TASK STATEMENT>
Output every line of the material exactly, omitting images.

:: DATA EXTRACT

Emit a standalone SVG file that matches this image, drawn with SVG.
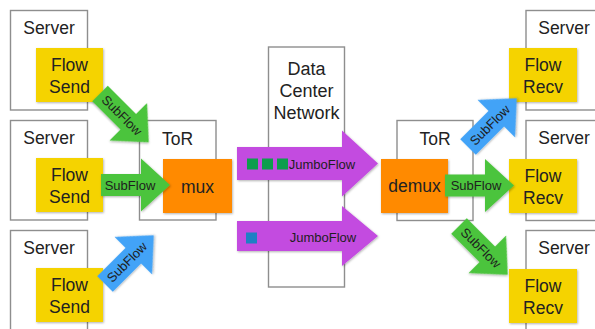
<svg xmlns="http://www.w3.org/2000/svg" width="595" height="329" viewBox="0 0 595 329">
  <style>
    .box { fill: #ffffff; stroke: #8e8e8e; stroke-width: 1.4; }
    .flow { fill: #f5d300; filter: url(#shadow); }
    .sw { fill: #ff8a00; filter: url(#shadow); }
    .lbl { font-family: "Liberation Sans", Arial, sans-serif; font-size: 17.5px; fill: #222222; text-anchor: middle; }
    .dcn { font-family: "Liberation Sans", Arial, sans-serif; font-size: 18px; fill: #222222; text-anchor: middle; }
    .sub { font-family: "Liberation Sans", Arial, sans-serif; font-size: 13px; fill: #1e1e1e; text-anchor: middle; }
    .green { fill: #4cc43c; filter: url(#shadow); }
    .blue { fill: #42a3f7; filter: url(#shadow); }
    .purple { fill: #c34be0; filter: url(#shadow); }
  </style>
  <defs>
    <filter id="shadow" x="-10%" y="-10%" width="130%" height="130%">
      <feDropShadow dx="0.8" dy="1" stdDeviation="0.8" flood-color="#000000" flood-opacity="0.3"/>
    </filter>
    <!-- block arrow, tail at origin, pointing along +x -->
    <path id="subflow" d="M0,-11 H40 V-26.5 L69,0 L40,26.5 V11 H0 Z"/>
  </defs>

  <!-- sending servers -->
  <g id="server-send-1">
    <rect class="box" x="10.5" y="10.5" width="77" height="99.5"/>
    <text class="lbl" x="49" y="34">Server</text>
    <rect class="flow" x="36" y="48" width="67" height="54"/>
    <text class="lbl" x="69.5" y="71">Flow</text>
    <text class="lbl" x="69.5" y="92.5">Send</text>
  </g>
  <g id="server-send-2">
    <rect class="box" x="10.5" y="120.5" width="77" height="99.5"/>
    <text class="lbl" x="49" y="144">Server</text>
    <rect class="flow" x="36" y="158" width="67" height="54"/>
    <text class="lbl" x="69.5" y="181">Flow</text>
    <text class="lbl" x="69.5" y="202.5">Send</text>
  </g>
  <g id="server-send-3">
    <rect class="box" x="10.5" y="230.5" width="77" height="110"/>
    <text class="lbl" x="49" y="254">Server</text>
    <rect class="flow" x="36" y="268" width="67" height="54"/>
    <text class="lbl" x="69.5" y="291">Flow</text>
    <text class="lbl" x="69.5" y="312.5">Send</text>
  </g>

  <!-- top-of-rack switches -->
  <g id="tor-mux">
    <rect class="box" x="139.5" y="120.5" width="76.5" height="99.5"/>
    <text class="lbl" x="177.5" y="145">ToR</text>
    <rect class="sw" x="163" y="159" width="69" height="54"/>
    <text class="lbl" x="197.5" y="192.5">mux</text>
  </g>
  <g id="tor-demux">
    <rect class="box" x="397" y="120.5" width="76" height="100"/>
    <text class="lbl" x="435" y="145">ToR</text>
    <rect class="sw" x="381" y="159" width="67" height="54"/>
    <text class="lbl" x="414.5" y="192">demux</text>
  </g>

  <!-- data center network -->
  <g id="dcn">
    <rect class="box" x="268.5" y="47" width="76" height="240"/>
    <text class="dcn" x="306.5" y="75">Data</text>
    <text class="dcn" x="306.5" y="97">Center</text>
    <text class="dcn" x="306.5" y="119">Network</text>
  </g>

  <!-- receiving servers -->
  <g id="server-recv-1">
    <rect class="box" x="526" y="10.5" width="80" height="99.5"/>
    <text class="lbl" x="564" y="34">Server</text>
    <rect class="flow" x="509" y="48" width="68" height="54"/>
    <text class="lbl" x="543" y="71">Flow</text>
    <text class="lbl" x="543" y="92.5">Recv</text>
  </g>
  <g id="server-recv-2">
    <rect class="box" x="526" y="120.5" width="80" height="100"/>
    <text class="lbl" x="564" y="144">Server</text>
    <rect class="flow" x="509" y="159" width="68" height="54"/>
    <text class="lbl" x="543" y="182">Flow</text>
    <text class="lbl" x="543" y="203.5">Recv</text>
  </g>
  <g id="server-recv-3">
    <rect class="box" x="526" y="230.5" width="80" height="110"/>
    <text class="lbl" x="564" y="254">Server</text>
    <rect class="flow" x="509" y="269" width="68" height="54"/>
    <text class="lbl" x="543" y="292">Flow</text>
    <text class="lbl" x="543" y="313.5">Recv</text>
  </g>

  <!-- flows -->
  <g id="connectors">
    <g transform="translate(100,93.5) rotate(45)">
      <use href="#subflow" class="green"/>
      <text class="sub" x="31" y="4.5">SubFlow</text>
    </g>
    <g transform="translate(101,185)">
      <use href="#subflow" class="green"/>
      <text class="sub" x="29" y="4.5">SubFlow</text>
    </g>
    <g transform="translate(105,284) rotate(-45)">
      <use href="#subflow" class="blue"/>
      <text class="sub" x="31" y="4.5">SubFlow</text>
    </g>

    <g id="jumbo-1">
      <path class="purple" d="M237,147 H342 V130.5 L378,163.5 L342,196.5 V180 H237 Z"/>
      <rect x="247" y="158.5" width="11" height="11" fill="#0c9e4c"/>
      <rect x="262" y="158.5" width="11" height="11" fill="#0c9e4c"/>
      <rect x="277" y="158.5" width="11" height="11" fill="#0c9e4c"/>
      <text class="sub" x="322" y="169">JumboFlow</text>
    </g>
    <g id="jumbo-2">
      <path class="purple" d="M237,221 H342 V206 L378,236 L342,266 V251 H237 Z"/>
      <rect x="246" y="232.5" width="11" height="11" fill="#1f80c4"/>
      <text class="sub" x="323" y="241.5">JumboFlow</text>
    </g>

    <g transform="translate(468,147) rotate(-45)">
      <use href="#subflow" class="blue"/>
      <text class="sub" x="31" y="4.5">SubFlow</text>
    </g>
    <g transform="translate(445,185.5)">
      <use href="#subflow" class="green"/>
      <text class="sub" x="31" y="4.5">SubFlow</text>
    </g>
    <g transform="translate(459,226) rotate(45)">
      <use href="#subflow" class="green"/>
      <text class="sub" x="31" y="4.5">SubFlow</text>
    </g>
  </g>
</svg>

::::

TASK ANSWER>
Emit a standalone SVG file that matches this image, drawn with SVG.
<svg xmlns="http://www.w3.org/2000/svg" width="595" height="329" viewBox="0 0 595 329">
  <style>
    .box { fill: #ffffff; stroke: #8e8e8e; stroke-width: 1.4; }
    .flow { fill: #f5d300; filter: url(#shadow); }
    .sw { fill: #ff8a00; filter: url(#shadow); }
    .lbl { font-family: "Liberation Sans", Arial, sans-serif; font-size: 17.5px; fill: #222222; text-anchor: middle; }
    .dcn { font-family: "Liberation Sans", Arial, sans-serif; font-size: 18px; fill: #222222; text-anchor: middle; }
    .sub { font-family: "Liberation Sans", Arial, sans-serif; font-size: 13px; fill: #1e1e1e; text-anchor: middle; }
    .green { fill: #4cc43c; filter: url(#shadow); }
    .blue { fill: #42a3f7; filter: url(#shadow); }
    .purple { fill: #c34be0; filter: url(#shadow); }
  </style>
  <defs>
    <filter id="shadow" x="-10%" y="-10%" width="130%" height="130%">
      <feDropShadow dx="0.8" dy="1" stdDeviation="0.8" flood-color="#000000" flood-opacity="0.3"/>
    </filter>
    <!-- block arrow, tail at origin, pointing along +x -->
    <path id="subflow" d="M0,-11 H40 V-26.5 L69,0 L40,26.5 V11 H0 Z"/>
  </defs>

  <!-- sending servers -->
  <g id="server-send-1">
    <rect class="box" x="10.5" y="10.5" width="77" height="99.5"/>
    <text class="lbl" x="49" y="34">Server</text>
    <rect class="flow" x="36" y="48" width="67" height="54"/>
    <text class="lbl" x="69.5" y="71">Flow</text>
    <text class="lbl" x="69.5" y="92.5">Send</text>
  </g>
  <g id="server-send-2">
    <rect class="box" x="10.5" y="120.5" width="77" height="99.5"/>
    <text class="lbl" x="49" y="144">Server</text>
    <rect class="flow" x="36" y="158" width="67" height="54"/>
    <text class="lbl" x="69.5" y="181">Flow</text>
    <text class="lbl" x="69.5" y="202.5">Send</text>
  </g>
  <g id="server-send-3">
    <rect class="box" x="10.5" y="230.5" width="77" height="110"/>
    <text class="lbl" x="49" y="254">Server</text>
    <rect class="flow" x="36" y="268" width="67" height="54"/>
    <text class="lbl" x="69.5" y="291">Flow</text>
    <text class="lbl" x="69.5" y="312.5">Send</text>
  </g>

  <!-- top-of-rack switches -->
  <g id="tor-mux">
    <rect class="box" x="139.5" y="120.5" width="76.5" height="99.5"/>
    <text class="lbl" x="177.5" y="145">ToR</text>
    <rect class="sw" x="163" y="159" width="69" height="54"/>
    <text class="lbl" x="197.5" y="192.5">mux</text>
  </g>
  <g id="tor-demux">
    <rect class="box" x="397" y="120.5" width="76" height="100"/>
    <text class="lbl" x="435" y="145">ToR</text>
    <rect class="sw" x="381" y="159" width="67" height="54"/>
    <text class="lbl" x="414.5" y="192">demux</text>
  </g>

  <!-- data center network -->
  <g id="dcn">
    <rect class="box" x="268.5" y="47" width="76" height="240"/>
    <text class="dcn" x="306.5" y="75">Data</text>
    <text class="dcn" x="306.5" y="97">Center</text>
    <text class="dcn" x="306.5" y="119">Network</text>
  </g>

  <!-- receiving servers -->
  <g id="server-recv-1">
    <rect class="box" x="526" y="10.5" width="80" height="99.5"/>
    <text class="lbl" x="564" y="34">Server</text>
    <rect class="flow" x="509" y="48" width="68" height="54"/>
    <text class="lbl" x="543" y="71">Flow</text>
    <text class="lbl" x="543" y="92.5">Recv</text>
  </g>
  <g id="server-recv-2">
    <rect class="box" x="526" y="120.5" width="80" height="100"/>
    <text class="lbl" x="564" y="144">Server</text>
    <rect class="flow" x="509" y="159" width="68" height="54"/>
    <text class="lbl" x="543" y="182">Flow</text>
    <text class="lbl" x="543" y="203.5">Recv</text>
  </g>
  <g id="server-recv-3">
    <rect class="box" x="526" y="230.5" width="80" height="110"/>
    <text class="lbl" x="564" y="254">Server</text>
    <rect class="flow" x="509" y="269" width="68" height="54"/>
    <text class="lbl" x="543" y="292">Flow</text>
    <text class="lbl" x="543" y="313.5">Recv</text>
  </g>

  <!-- flows -->
  <g id="connectors">
    <g transform="translate(100,93.5) rotate(45)">
      <use href="#subflow" class="green"/>
      <text class="sub" x="31" y="4.5">SubFlow</text>
    </g>
    <g transform="translate(101,185)">
      <use href="#subflow" class="green"/>
      <text class="sub" x="29" y="4.5">SubFlow</text>
    </g>
    <g transform="translate(105,284) rotate(-45)">
      <use href="#subflow" class="blue"/>
      <text class="sub" x="31" y="4.5">SubFlow</text>
    </g>

    <g id="jumbo-1">
      <path class="purple" d="M237,147 H342 V130.5 L378,163.5 L342,196.5 V180 H237 Z"/>
      <rect x="247" y="158.5" width="11" height="11" fill="#0c9e4c"/>
      <rect x="262" y="158.5" width="11" height="11" fill="#0c9e4c"/>
      <rect x="277" y="158.5" width="11" height="11" fill="#0c9e4c"/>
      <text class="sub" x="322" y="169">JumboFlow</text>
    </g>
    <g id="jumbo-2">
      <path class="purple" d="M237,221 H342 V206 L378,236 L342,266 V251 H237 Z"/>
      <rect x="246" y="232.5" width="11" height="11" fill="#1f80c4"/>
      <text class="sub" x="323" y="241.5">JumboFlow</text>
    </g>

    <g transform="translate(468,147) rotate(-45)">
      <use href="#subflow" class="blue"/>
      <text class="sub" x="31" y="4.5">SubFlow</text>
    </g>
    <g transform="translate(445,185.5)">
      <use href="#subflow" class="green"/>
      <text class="sub" x="31" y="4.5">SubFlow</text>
    </g>
    <g transform="translate(459,226) rotate(45)">
      <use href="#subflow" class="green"/>
      <text class="sub" x="31" y="4.5">SubFlow</text>
    </g>
  </g>
</svg>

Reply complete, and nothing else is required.